Russian news agency Interfax quoted an anonymous source in the ministry as saying that new ideological requirements will be introduced for obtaining an exhibition license.
The source added that the new rule, previously not made public, was originally supposed to come into effect as of Jan. 1, but the introduction has been postponed so that amendments could be made.
The new date for enacting the requirements hasn’t been announced yet. Similarly, it is not clear who will be making decisions regarding films’ compliance with the requirements and how they will be interpreted.
The new law will be applied to all movies, Hollywood and Russian alike.
Some Russian filmmakers said they considered the ideological requirements a form of censorship. Newspaper Fontanka quoted director Yuri Mamin as saying that the initiative was reminiscent of the Stalin era. “Culture is being reduced to pure ideology,” he said.

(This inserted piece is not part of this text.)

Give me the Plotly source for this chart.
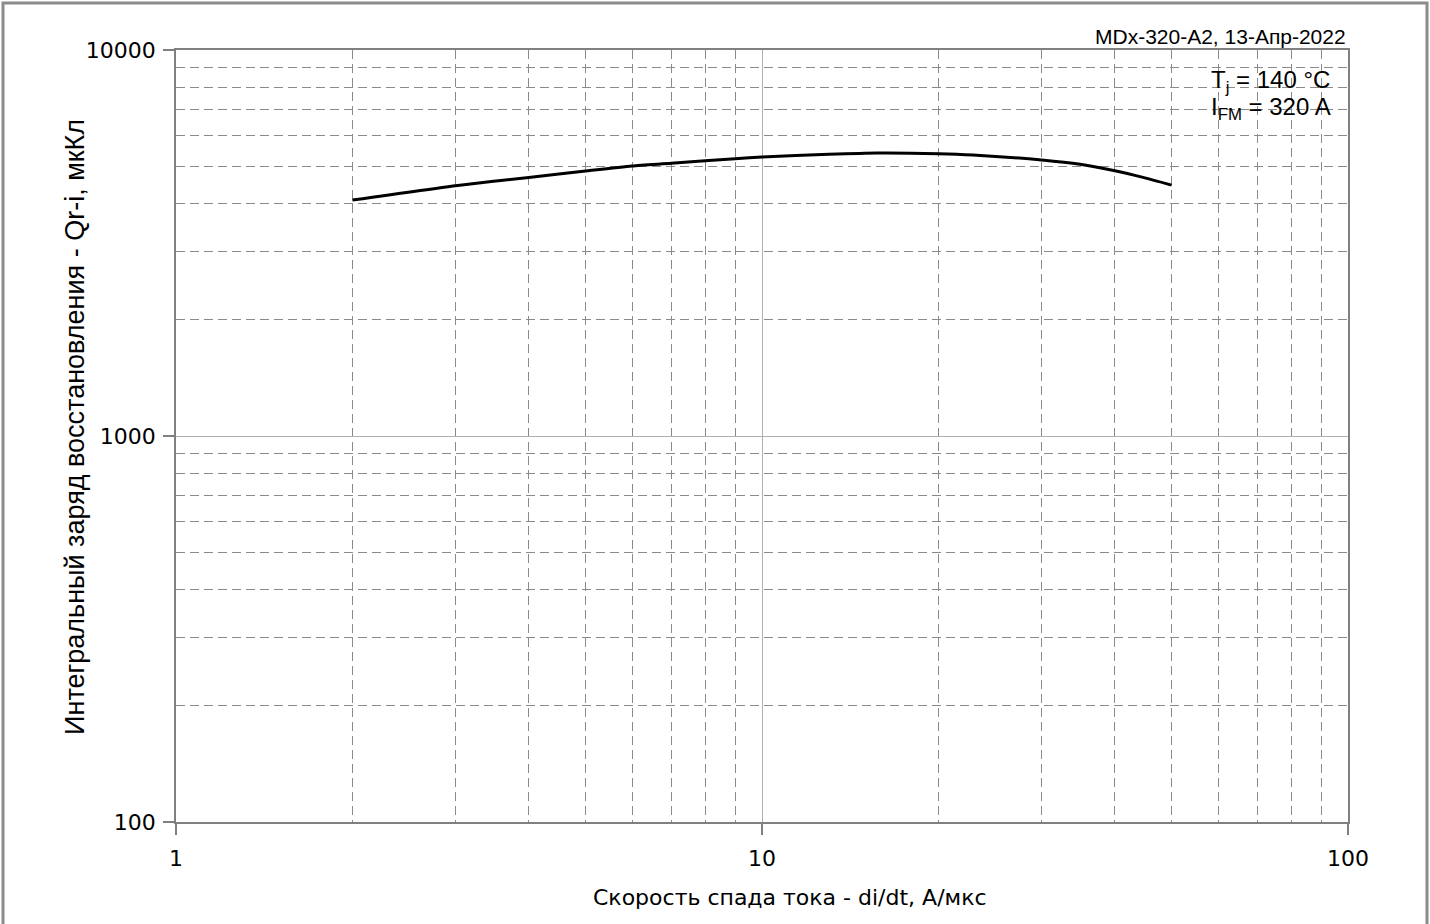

Users of the social media reacted to the news by saying that just about any movie that paints Russia in a less than favorable light, including Cannes- and Golden Globe-winner Leviathan by Andrei Zvyagintsev, could now be banned.
For the past year or so, the Russian government has moved toward stricter ideological control of the film industry.
On July 1, 2014, a law banning profanity in movies, which many also viewed as censorship, was enacted. It hit a number of films, including Leviathan, which is scheduled to be released next month in Russia with all profanity bleeped out.
A few weeks later, in a separate move, a member of Russia’s parliament called for outlawing foreign movies that “demonize Russia and Russians.”